**** SUPPLIED RECORDS

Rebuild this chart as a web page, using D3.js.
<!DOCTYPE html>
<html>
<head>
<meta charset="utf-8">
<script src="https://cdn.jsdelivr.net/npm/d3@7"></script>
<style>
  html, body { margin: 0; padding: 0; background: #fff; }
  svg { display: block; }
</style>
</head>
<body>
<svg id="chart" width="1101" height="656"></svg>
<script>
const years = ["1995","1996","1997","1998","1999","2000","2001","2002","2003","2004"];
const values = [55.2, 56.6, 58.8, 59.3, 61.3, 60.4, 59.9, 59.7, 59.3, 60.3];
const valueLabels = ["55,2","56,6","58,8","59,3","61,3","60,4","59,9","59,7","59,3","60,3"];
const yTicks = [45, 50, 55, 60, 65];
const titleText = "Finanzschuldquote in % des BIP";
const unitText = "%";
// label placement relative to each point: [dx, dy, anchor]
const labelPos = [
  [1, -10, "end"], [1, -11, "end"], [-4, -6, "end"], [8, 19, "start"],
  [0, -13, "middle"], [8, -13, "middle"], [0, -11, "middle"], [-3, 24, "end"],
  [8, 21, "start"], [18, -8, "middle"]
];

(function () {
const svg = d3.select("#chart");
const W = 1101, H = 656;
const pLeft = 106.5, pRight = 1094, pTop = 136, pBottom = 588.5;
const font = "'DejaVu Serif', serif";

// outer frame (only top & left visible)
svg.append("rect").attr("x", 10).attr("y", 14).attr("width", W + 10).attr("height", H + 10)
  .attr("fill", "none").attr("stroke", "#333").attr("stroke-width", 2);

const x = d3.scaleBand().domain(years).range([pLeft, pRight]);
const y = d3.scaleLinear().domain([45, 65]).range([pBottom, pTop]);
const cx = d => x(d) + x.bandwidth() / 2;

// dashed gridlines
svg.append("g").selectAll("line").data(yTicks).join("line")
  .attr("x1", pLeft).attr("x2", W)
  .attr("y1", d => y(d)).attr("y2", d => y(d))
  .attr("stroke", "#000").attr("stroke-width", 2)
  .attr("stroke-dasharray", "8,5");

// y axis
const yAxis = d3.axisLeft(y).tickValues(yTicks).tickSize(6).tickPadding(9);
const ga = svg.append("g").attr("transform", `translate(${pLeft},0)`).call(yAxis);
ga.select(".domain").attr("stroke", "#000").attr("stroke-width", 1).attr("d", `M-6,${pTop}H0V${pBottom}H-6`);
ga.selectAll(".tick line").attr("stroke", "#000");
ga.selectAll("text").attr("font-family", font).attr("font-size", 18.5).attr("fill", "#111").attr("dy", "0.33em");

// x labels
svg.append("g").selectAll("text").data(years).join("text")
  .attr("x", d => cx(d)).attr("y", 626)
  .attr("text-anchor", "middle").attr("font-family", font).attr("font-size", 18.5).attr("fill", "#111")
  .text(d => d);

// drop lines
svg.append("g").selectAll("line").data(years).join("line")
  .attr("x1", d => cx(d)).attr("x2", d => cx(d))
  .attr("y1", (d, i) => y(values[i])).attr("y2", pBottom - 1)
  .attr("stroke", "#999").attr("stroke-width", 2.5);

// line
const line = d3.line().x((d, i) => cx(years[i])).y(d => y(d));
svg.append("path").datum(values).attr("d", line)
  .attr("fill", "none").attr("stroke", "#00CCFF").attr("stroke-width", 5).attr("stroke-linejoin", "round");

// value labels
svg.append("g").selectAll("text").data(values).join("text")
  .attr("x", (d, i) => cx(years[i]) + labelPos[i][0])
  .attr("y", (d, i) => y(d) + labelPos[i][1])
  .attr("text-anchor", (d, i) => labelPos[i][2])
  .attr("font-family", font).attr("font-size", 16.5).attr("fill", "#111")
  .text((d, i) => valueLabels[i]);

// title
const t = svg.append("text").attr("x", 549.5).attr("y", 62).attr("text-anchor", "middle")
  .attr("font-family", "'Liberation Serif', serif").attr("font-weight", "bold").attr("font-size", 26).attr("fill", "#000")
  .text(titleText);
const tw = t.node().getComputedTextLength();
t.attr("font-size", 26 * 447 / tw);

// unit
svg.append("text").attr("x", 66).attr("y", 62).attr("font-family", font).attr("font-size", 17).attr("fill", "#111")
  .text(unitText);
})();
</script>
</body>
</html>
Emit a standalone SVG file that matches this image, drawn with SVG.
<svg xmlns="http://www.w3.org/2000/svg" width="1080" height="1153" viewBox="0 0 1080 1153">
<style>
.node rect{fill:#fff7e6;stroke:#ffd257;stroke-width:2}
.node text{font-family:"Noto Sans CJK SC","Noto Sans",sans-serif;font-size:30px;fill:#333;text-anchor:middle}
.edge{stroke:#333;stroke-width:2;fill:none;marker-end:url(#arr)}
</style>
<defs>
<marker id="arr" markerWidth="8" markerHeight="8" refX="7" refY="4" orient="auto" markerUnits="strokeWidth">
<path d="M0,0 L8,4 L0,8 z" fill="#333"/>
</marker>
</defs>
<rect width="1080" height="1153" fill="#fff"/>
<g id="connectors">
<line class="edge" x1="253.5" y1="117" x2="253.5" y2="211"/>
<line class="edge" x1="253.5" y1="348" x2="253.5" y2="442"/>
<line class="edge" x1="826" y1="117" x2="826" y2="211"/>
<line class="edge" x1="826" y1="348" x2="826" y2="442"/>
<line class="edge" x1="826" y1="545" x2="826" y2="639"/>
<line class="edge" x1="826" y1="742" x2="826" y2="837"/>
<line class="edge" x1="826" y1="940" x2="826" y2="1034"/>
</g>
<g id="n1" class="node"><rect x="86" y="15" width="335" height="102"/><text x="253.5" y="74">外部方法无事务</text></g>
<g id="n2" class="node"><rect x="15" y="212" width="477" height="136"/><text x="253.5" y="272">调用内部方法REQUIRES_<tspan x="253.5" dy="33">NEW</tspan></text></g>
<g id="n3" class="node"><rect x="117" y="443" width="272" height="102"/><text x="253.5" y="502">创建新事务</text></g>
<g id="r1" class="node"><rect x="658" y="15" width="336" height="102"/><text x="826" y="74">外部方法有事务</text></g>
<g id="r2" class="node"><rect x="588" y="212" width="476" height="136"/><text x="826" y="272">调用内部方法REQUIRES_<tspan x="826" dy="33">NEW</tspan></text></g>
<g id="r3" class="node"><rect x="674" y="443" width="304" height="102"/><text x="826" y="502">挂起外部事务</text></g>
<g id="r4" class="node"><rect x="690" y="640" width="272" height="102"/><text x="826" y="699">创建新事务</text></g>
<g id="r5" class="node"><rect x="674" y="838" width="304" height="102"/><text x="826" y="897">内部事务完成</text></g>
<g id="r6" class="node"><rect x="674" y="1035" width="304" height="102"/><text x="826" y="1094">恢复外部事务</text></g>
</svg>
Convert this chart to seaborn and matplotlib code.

********

### DO THIS:
From the entries above, pull out each line that includes "chart".

### FULL RESPONSE:
Rebuild this chart as a web page, using D3.js.
<svg id="chart" width="1101" height="656"></svg>
const svg = d3.select("#chart");
Convert this chart to seaborn and matplotlib code.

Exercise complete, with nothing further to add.